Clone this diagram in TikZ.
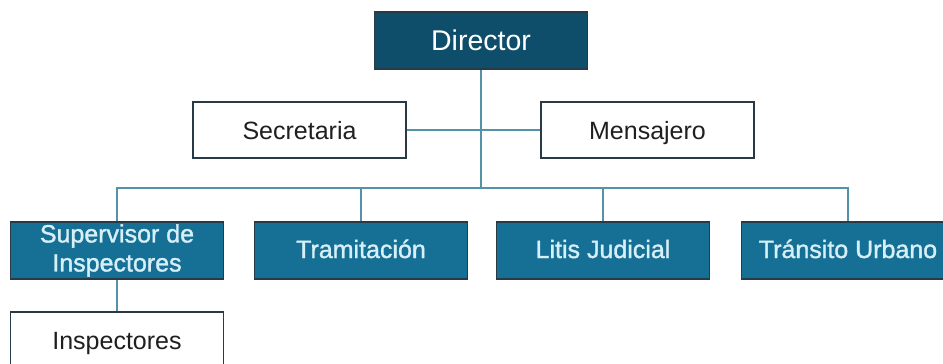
\documentclass[tikz,border=0pt]{standalone}
\usepackage{fontspec}
\setmainfont{Liberation Sans}
\newfontfamily\semib[FakeBold=1.3]{Liberation Sans}
\usetikzlibrary{backgrounds}
\definecolor{dirfill}{RGB}{14,78,106}
\definecolor{unitfill}{RGB}{22,112,150}
\definecolor{boxline}{RGB}{40,58,70}
\definecolor{conn}{RGB}{84,146,170}
\definecolor{unittext}{RGB}{215,240,248}
\tikzset{
  base/.style={draw=boxline, line width=1.8pt, minimum width=213pt, minimum height=57pt, inner sep=0pt, align=center},
  topbox/.style={base, fill=dirfill, text=white, font=\fontsize{28.5}{32}\selectfont},
  whitebox/.style={base, fill=white, text=black!88, font=\fontsize{25}{29}\selectfont, text height=23pt, text depth=5pt},
  unitbox/.style={base, fill=unitfill, text=unittext, font=\semib\fontsize{25}{28}\selectfont},
  oneline/.style={text height=20pt, text depth=5pt},
  link/.style={draw=conn, line width=1.8pt}
}
\begin{document}
\begin{tikzpicture}[x=1pt,y=-1pt]
\useasboundingbox (0,0) rectangle (943,364);
\clip (0,0) rectangle (943,364);
\coordinate (busy) at (0,188);
\node[topbox] (dir) at (481,40.5) {Director};
\node[whitebox, minimum height=56pt] (sec) at (299.5,130) {Secretaria};
\node[whitebox, minimum height=56pt] (men) at (647.5,130) {Mensajero};
\node[unitbox] (sup) at (117,250.5) {Supervisor de\\[1pt]Inspectores};
\node[unitbox, oneline] (tra) at (361,250.5) {Tramitación};
\node[unitbox, oneline] (lit) at (603,250.5) {Litis Judicial};
\node[unitbox, oneline] (tu) at (848,250.5) {Tránsito Urbano};
\node[whitebox] (ins) at (117,340.5) {Inspectores};
\begin{scope}[on background layer]
\fill[white] (0,0) rectangle (943,364);
\draw[link] (sec.east) -- (men.west);
\draw[link] (dir.south) -- (dir.south |- busy);
\draw[link] (sup.north) -- (sup.north |- busy) -- (tu.north |- busy) -- (tu.north);
\draw[link] (tra.north) -- (tra.north |- busy);
\draw[link] (lit.north) -- (lit.north |- busy);
\draw[link] (sup.south) -- (ins.north);
\end{scope}
\end{tikzpicture}
\end{document}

THE TASK:
Reproduce the whole listing word for word, setting aside any pictures.

RESULT OF THE TASK:
Clone this diagram in TikZ.
\documentclass[tikz,border=0pt]{standalone}
\usepackage{fontspec}
\setmainfont{Liberation Sans}
\newfontfamily\semib[FakeBold=1.3]{Liberation Sans}
\usetikzlibrary{backgrounds}
\definecolor{dirfill}{RGB}{14,78,106}
\definecolor{unitfill}{RGB}{22,112,150}
\definecolor{boxline}{RGB}{40,58,70}
\definecolor{conn}{RGB}{84,146,170}
\definecolor{unittext}{RGB}{215,240,248}
\tikzset{
  base/.style={draw=boxline, line width=1.8pt, minimum width=213pt, minimum height=57pt, inner sep=0pt, align=center},
  topbox/.style={base, fill=dirfill, text=white, font=\fontsize{28.5}{32}\selectfont},
  whitebox/.style={base, fill=white, text=black!88, font=\fontsize{25}{29}\selectfont, text height=23pt, text depth=5pt},
  unitbox/.style={base, fill=unitfill, text=unittext, font=\semib\fontsize{25}{28}\selectfont},
  oneline/.style={text height=20pt, text depth=5pt},
  link/.style={draw=conn, line width=1.8pt}
}
\begin{document}
\begin{tikzpicture}[x=1pt,y=-1pt]
\useasboundingbox (0,0) rectangle (943,364);
\clip (0,0) rectangle (943,364);
\coordinate (busy) at (0,188);
\node[topbox] (dir) at (481,40.5) {Director};
\node[whitebox, minimum height=56pt] (sec) at (299.5,130) {Secretaria};
\node[whitebox, minimum height=56pt] (men) at (647.5,130) {Mensajero};
\node[unitbox] (sup) at (117,250.5) {Supervisor de\\[1pt]Inspectores};
\node[unitbox, oneline] (tra) at (361,250.5) {Tramitación};
\node[unitbox, oneline] (lit) at (603,250.5) {Litis Judicial};
\node[unitbox, oneline] (tu) at (848,250.5) {Tránsito Urbano};
\node[whitebox] (ins) at (117,340.5) {Inspectores};
\begin{scope}[on background layer]
\fill[white] (0,0) rectangle (943,364);
\draw[link] (sec.east) -- (men.west);
\draw[link] (dir.south) -- (dir.south |- busy);
\draw[link] (sup.north) -- (sup.north |- busy) -- (tu.north |- busy) -- (tu.north);
\draw[link] (tra.north) -- (tra.north |- busy);
\draw[link] (lit.north) -- (lit.north |- busy);
\draw[link] (sup.south) -- (ins.north);
\end{scope}
\end{tikzpicture}
\end{document}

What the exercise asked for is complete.